Curbing opioid addiction in the islands

Local News

Hydrocodone and oxycodone are two of the most commonly abused opioids in Hawaii according to emergency room doctor William Scruggs.

Scruggs says opioid addiction has grown significantly worse in the last decade.

“Every emergency department in the state sees this everyday in one way, shape, or form,” Scruggs said. “Either patients who have actually overdosed, to people who are seeking medications inappropriately, to people who are trying to get help for their addictions for these medications. We all see it everyday.”

Addiction doesn’t discriminate. The people being treated come from every background and age group.

“The spectrum really,” Scruggs explained. “The people who are most at risk are actually in their 50s, and it tends not to be a group of people we identify with drug abuse. White males in their 50s in Hawaii are the most at-risk for overdosing themselves with these medications.”

Scruggs admitted that the epidemic is changing the how things work in the field of medicine.

“In this case, it’s kind of spiraled out of control,” Scruggs said. “And now we have to reset how we’re practicing medicine.”

Doctors are worried the problem could escalate.

“Our concern is that as people have a more difficult time obtaining the pain medications,” Scruggs explained, “that they’ll transition to heroin use, which is a very cheap medication that has the same effect as the prescription drugs do but can be much more dangerous.”

Doctors are trying to do what they can to help fix the problem.

“I want people to know physicians understand that this is a big issue,” Scruggs said. “We’re trying and we need from the state.”

Lawmakers are making an effort to combat the problem.

Senator Rosalyn Baker was actively involved in four of the 13 bills moving through the legislature directly related to opioid addiction.

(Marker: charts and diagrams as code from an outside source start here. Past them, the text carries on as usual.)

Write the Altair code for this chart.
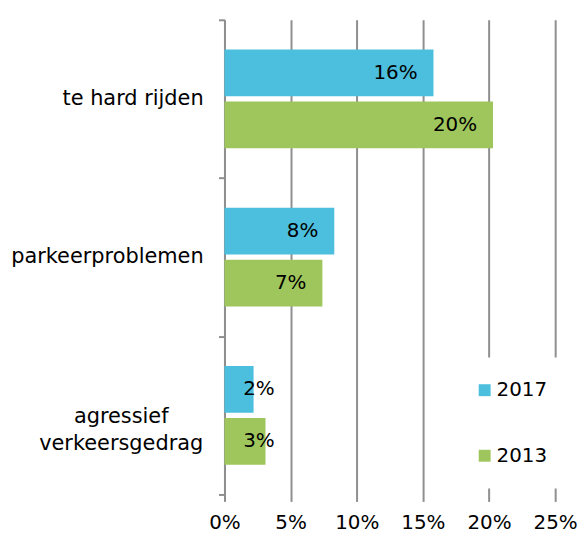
import altair as alt
import pandas as pd

categories = ["te hard rijden", "parkeerproblemen", "agressief verkeersgedrag"]
category_lines = ["te hard rijden", "parkeerproblemen", "agressief\nverkeersgedrag"]
years = ["2017", "2013"]
values_2017 = [0.158, 0.083, 0.022]
values_2013 = [0.203, 0.074, 0.031]
x_ticks = [0, 0.05, 0.10, 0.15, 0.20, 0.25]
colors = ["#4bbfdd", "#9fc65c"]

rows = []
for c, v17, v13 in zip(categories, values_2017, values_2013):
    rows.append({"categorie": c, "jaar": "2017", "waarde": v17})
    rows.append({"categorie": c, "jaar": "2013", "waarde": v13})
df = pd.DataFrame(rows)
cat_df = pd.DataFrame({"categorie": categories, "tekst": category_lines,
                       "meerregelig": [("\n" in t) for t in category_lines]})

FONT = "DejaVu Sans"
GRID = "#8f8f8f"

y_enc = alt.Y(
    "categorie:N",
    sort=categories,
    scale=alt.Scale(paddingInner=0, paddingOuter=0),
    axis=alt.Axis(
        title=None, labels=False, tickSize=6, tickColor=GRID, tickWidth=2,
        domainColor=GRID, domainWidth=2, tickBand="extent", grid=False,
    ),
)
yoff = alt.YOffset("jaar:N", sort=years, scale=alt.Scale(paddingInner=0.1, paddingOuter=0.575))

x_enc = alt.X(
    "waarde:Q",
    scale=alt.Scale(domain=[0, 0.25], nice=False),
    axis=alt.Axis(
        title=None, values=x_ticks, format=".0%", labelFontSize=20, labelColor="#000",
        labelFont=FONT, domain=False, grid=True, gridColor=GRID, gridWidth=2,
        tickColor=GRID, tickWidth=2, tickSize=7, labelPadding=11, labelOverlap=False,
        labelFlush=False,
    ),
)

bars = alt.Chart(df).mark_bar().encode(
    x=x_enc,
    y=y_enc,
    yOffset=yoff,
    color=alt.Color(
        "jaar:N",
        scale=alt.Scale(domain=years, range=colors),
        legend=alt.Legend(
            orient="none", legendX=229, legendY=340, title=None, fillColor="white",
            padding=23, symbolType="square", symbolSize=144, symbolStrokeWidth=0,
            labelFontSize=20, labelFont=FONT, labelColor="#000", rowPadding=46,
            labelOffset=2,
        ),
    ),
)

labels = alt.Chart(df).transform_calculate(
    pos="max(datum.waarde, 0.05)",
    lbl="format(datum.waarde, '.0%')",
).mark_text(align="right", baseline="middle", dx=-16, fontSize=20, font=FONT, color="#000").encode(
    x="pos:Q",
    y=alt.Y("categorie:N", sort=categories),
    yOffset=alt.YOffset("jaar:N", sort=years),
    text="lbl:N",
)

ylab_single = alt.Chart(cat_df).transform_filter("!datum.meerregelig").mark_text(
    align="right", baseline="middle", fontSize=21, font=FONT, color="#000"
).encode(
    x=alt.value(-21),
    y=alt.Y("categorie:N", sort=categories),
    text="tekst:N",
)

ylab_multi = alt.Chart(cat_df).transform_filter("datum.meerregelig").mark_text(
    align="center", baseline="middle", fontSize=21, font=FONT, color="#000",
    lineBreak="\n", lineHeight=27, dy=2,
).encode(
    x=alt.value(-104),
    y=alt.Y("categorie:N", sort=categories),
    text="tekst:N",
)

chart = (
    alt.layer(bars, labels, ylab_single, ylab_multi)
    .properties(
        width=333, height=478,
        autosize=alt.AutoSizeParams(type="none"),
        padding={"left": 218, "top": 10, "right": 24, "bottom": 46},
    )
    .configure_view(stroke=None)
)

chart.save("out.html", embed_options={"renderer": "svg", "actions": False})
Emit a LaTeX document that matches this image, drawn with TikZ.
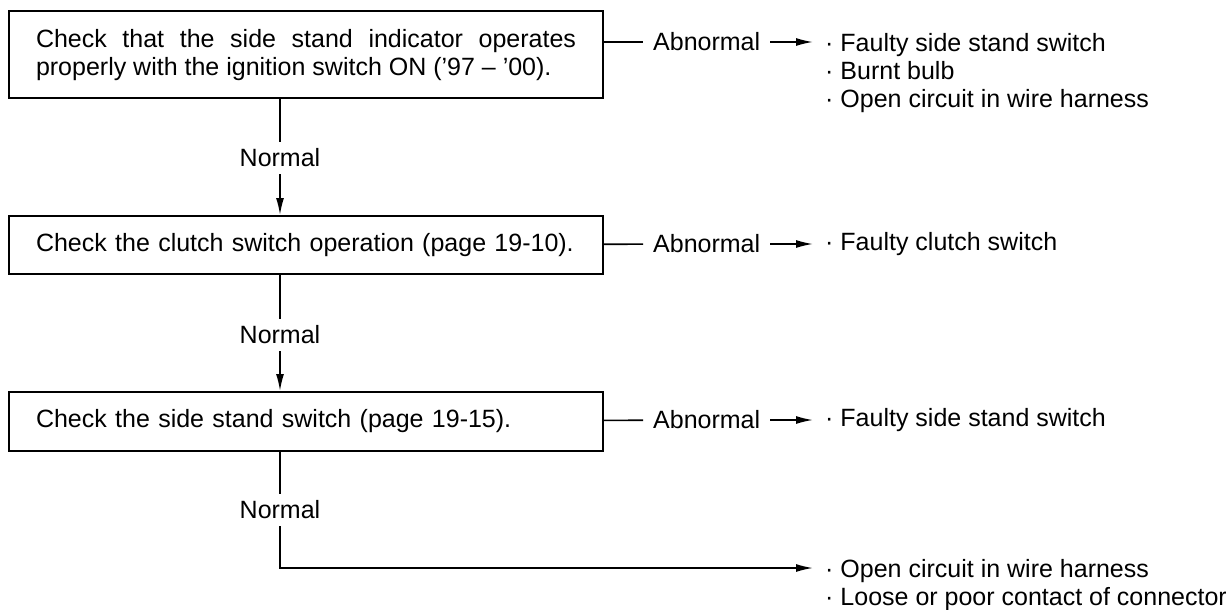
\documentclass[tikz,border=0pt]{standalone}
\usepackage{fontspec}
\setmainfont{Liberation Sans}
\usetikzlibrary{arrows.meta}
\begin{document}
\begin{tikzpicture}[x=1pt, y=-1pt,
  every node/.style={font=\fontsize{25}{28}\selectfont},
  chkbox/.style={draw, line width=2pt, anchor=north west, text width=540pt,
    inner xsep=27pt, align=left},
  lbl/.style={inner xsep=10pt, inner ysep=7pt},
  items/.style={anchor=north west, inner xsep=12pt, inner ysep=0pt, align=left},
  flow/.style={line width=1.6pt},
  arr/.style={flow, -{Latex[length=17pt, width=8pt]}}]
  \useasboundingbox (0,0) rectangle (1226,610);

  % first check
  \node[chkbox, align=justify, inner ysep=18pt] (box1) at (8,10)
    {\hyphenpenalty=10000 Check that the side stand indicator operates\linebreak
     properly with the ignition switch ON ('97 – '00).};
  \node[lbl, anchor=west] (ab1) at (643,42) {Abnormal};
  \node[items] (res1) at (813,33)
    {· Faulty side stand switch\\ · Burnt bulb\\ · Open circuit in wire harness};
  \draw[flow] (box1.east |- ab1) -- (ab1);
  \draw[arr] (ab1) -- (ab1 -| res1.west);

  % second check
  \node[chkbox, minimum height=58pt] (box2) at (8,215)
    {Check the clutch switch operation (page 19-10).};
  \node[lbl, anchor=west] (ab2) at (643,244) {Abnormal};
  \node[items, anchor=west] (res2) at (813,244) {· Faulty clutch switch};
  \draw[flow] (box2) -- (ab2);
  \draw[arr] (ab2) -- (res2);

  % third check
  \node[chkbox, minimum height=59pt] (box3) at (8,391)
    {Check the side stand switch (page 19-15).};
  \node[lbl, anchor=west] (ab3) at (643,420) {Abnormal};
  \node[items, anchor=west] (res3) at (813,420) {· Faulty side stand switch};
  \draw[flow] (box3) -- (ab3);
  \draw[arr] (ab3) -- (res3);

  % normal paths
  \node[lbl] (ok1) at (280,158) {Normal};
  \draw[flow] (box1.south -| ok1) -- (ok1);
  \draw[arr] (ok1) -- (ok1 |- box2.north);
  \node[lbl] (ok2) at (280,335) {Normal};
  \draw[flow] (box2.south -| ok2) -- (ok2);
  \draw[arr] (ok2) -- (ok2 |- box3.north);
  \node[lbl] (ok3) at (280,510) {Normal};
  \coordinate (bend) at (280,568);
  \node[items] (res4) at (813,559)
    {· Open circuit in wire harness\\ · Loose or poor contact of connector};
  \draw[flow] (box3.south -| ok3) -- (ok3);
  \draw[arr] (ok3) -- (bend) -- (bend -| res4.west);
\end{tikzpicture}
\end{document}
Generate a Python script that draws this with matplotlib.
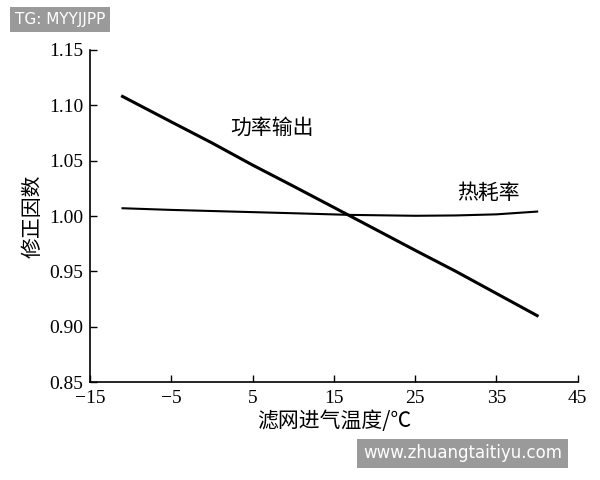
import matplotlib
matplotlib.use('Agg')
import matplotlib.pyplot as plt

# data
temp = [-11, -5, 0, 5, 10, 17, 25, 30, 35, 40]
power = [1.108, 1.085, 1.066, 1.046, 1.027, 1.000, 0.969, 0.950, 0.930, 0.910]
heat_rate = [1.007, 1.0055, 1.0045, 1.0035, 1.0025, 1.001, 1.0002, 1.0005, 1.0015, 1.004]

xticks = [-15, -5, 5, 15, 25, 35, 45]
yticks = [0.85, 0.90, 0.95, 1.00, 1.05, 1.10, 1.15]

cjk = ['Noto Sans CJK SC', 'DejaVu Sans']
num = ['Liberation Serif', 'DejaVu Serif']

fig = plt.figure(figsize=(6, 4.8), dpi=100)
ax = fig.add_axes([0.15, 0.204, 0.813, 0.692])

ax.plot(temp, power, color='black', lw=2.2)
ax.plot(temp, heat_rate, color='black', lw=1.5)

ax.set_xlim(-15, 45)
ax.set_ylim(0.85, 1.15)
ax.set_xticks(xticks)
ax.set_yticks(yticks)
ax.set_xticklabels([str(t).replace('-', '\u2212') for t in xticks], family=num, fontsize=14)
ax.set_yticklabels([f'{v:.2f}' for v in yticks], family=num, fontsize=14)
ax.tick_params(direction='in', length=5, width=1)
ax.tick_params(axis='x', pad=6)
ax.tick_params(axis='y', pad=5)
for s in ['top', 'right']:
    ax.spines[s].set_visible(False)
for s in ['left', 'bottom']:
    ax.spines[s].set_linewidth(1.2)

ax.set_xlabel('滤网进气温度/℃', family=cjk, fontsize=15, labelpad=2)
ax.set_ylabel('修正因数', family=cjk, fontsize=15)

ax.text(7.4, 1.08, '功率输出', family=cjk, fontsize=15, ha='center', va='center')
ax.text(34, 1.021, '热耗率', family=cjk, fontsize=15, ha='center', va='center')

fig.text(0.025, 0.95, 'TG: MYYJJPP', color='white', fontsize=11,
         bbox=dict(boxstyle='square,pad=0.3', facecolor='#9a9a9a', edgecolor='none'))
fig.text(0.605, 0.045, 'www.zhuangtaitiyu.com', color='white', fontsize=12,
         bbox=dict(boxstyle='square,pad=0.35', facecolor='#9a9a9a', edgecolor='none'))

fig.savefig('out.png', dpi=100)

“One of the things that the legislature wanted to do is to make sure we stay ahead of the curve,” Baker said.

One proposal would allow pharmacists to fill prescriptions for a drug that can save the life of someone overdosing.

“Naloxone is what we call an opioid antagonist,” Baker said. “So if somebody is in jeopardy of overdosing, somebody has taken too much, a shot of naloxone will get them out of it… it’s very important that we have, we have it with our first responders we have it with our harm reduction community organizations and it’s very important that somebody who is taking opioids they think they can manage they need to have that in their arsenal just in case.”

Another bill addresses the shortage in resources for people dealing with addiction.

“If we had more substance abuse counselors, more folks in the field who knew how to deal with substance abuse disorders, knew how to help people get onto medical assisted treatments, and to get into recovery in that way, I think we’d make a big impact on having the problem contained and not spread,” the lawmaker explained.

Both Senator Baker and Dr. Scruggs support alternative ways of treating and managing pain.

Companion bills in the House and Senate are continuing to move forward promoting medical marijuana use.